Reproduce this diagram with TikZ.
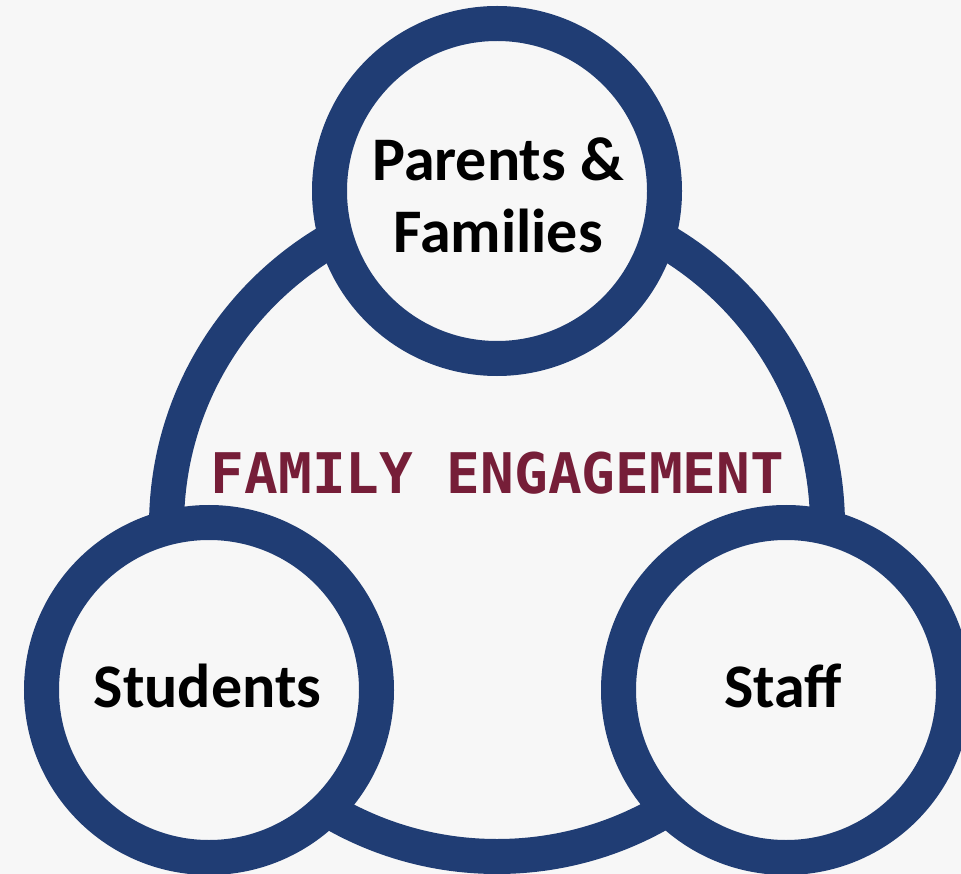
\documentclass[tikz,border=0pt]{standalone}
\usepackage{fontspec}
\setmainfont{Carlito}
\newfontfamily\stencilfont{DejaVu Sans Mono}
\definecolor{ringblue}{HTML}{203D74}
\definecolor{bgcol}{HTML}{F7F7F7}
\definecolor{maroon}{HTML}{761E38}
\begin{document}
\begin{tikzpicture}[x=1pt,y=-1pt,
  ring/.style={circle, draw=ringblue, line width=35pt, fill=bgcol, inner sep=0pt},
  label/.style={anchor=base, inner sep=0pt, font=\fontsize{62}{72}\selectfont\bfseries, text=black},
  title/.style={anchor=base, inner sep=0pt, font=\stencilfont\fontsize{56}{60}\selectfont\bfseries, text=maroon}]
\useasboundingbox (0,0) rectangle (961,874);
\fill[bgcol] (0,0) rectangle (961,874);
\clip (0,0) rectangle (961,874);
\node[ring, minimum size=661pt] (big) at (497,526) {};
\node[ring, minimum size=335pt] (top) at (497,191) {};
\node[ring, minimum size=335pt] (left) at (209,690) {};
\node[ring, minimum size=335pt] (right) at (786,690) {};
\node[label] (t1) at (498,181) {Parents \&};
\node[label] (t2) at (498,253) {Families};
\node[label] (t3) at (207.5,707) {Students};
\node[label] (t4) at (783,707) {Staff};
\node[title] (eng) at (497.5,493) {FAMILY ENGAGEMENT};
\end{tikzpicture}
\end{document}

### Directions
Images should not appear in the copy; retype the listing above exactly.

### Right answer
Reproduce this diagram with TikZ.
\documentclass[tikz,border=0pt]{standalone}
\usepackage{fontspec}
\setmainfont{Carlito}
\newfontfamily\stencilfont{DejaVu Sans Mono}
\definecolor{ringblue}{HTML}{203D74}
\definecolor{bgcol}{HTML}{F7F7F7}
\definecolor{maroon}{HTML}{761E38}
\begin{document}
\begin{tikzpicture}[x=1pt,y=-1pt,
  ring/.style={circle, draw=ringblue, line width=35pt, fill=bgcol, inner sep=0pt},
  label/.style={anchor=base, inner sep=0pt, font=\fontsize{62}{72}\selectfont\bfseries, text=black},
  title/.style={anchor=base, inner sep=0pt, font=\stencilfont\fontsize{56}{60}\selectfont\bfseries, text=maroon}]
\useasboundingbox (0,0) rectangle (961,874);
\fill[bgcol] (0,0) rectangle (961,874);
\clip (0,0) rectangle (961,874);
\node[ring, minimum size=661pt] (big) at (497,526) {};
\node[ring, minimum size=335pt] (top) at (497,191) {};
\node[ring, minimum size=335pt] (left) at (209,690) {};
\node[ring, minimum size=335pt] (right) at (786,690) {};
\node[label] (t1) at (498,181) {Parents \&};
\node[label] (t2) at (498,253) {Families};
\node[label] (t3) at (207.5,707) {Students};
\node[label] (t4) at (783,707) {Staff};
\node[title] (eng) at (497.5,493) {FAMILY ENGAGEMENT};
\end{tikzpicture}
\end{document}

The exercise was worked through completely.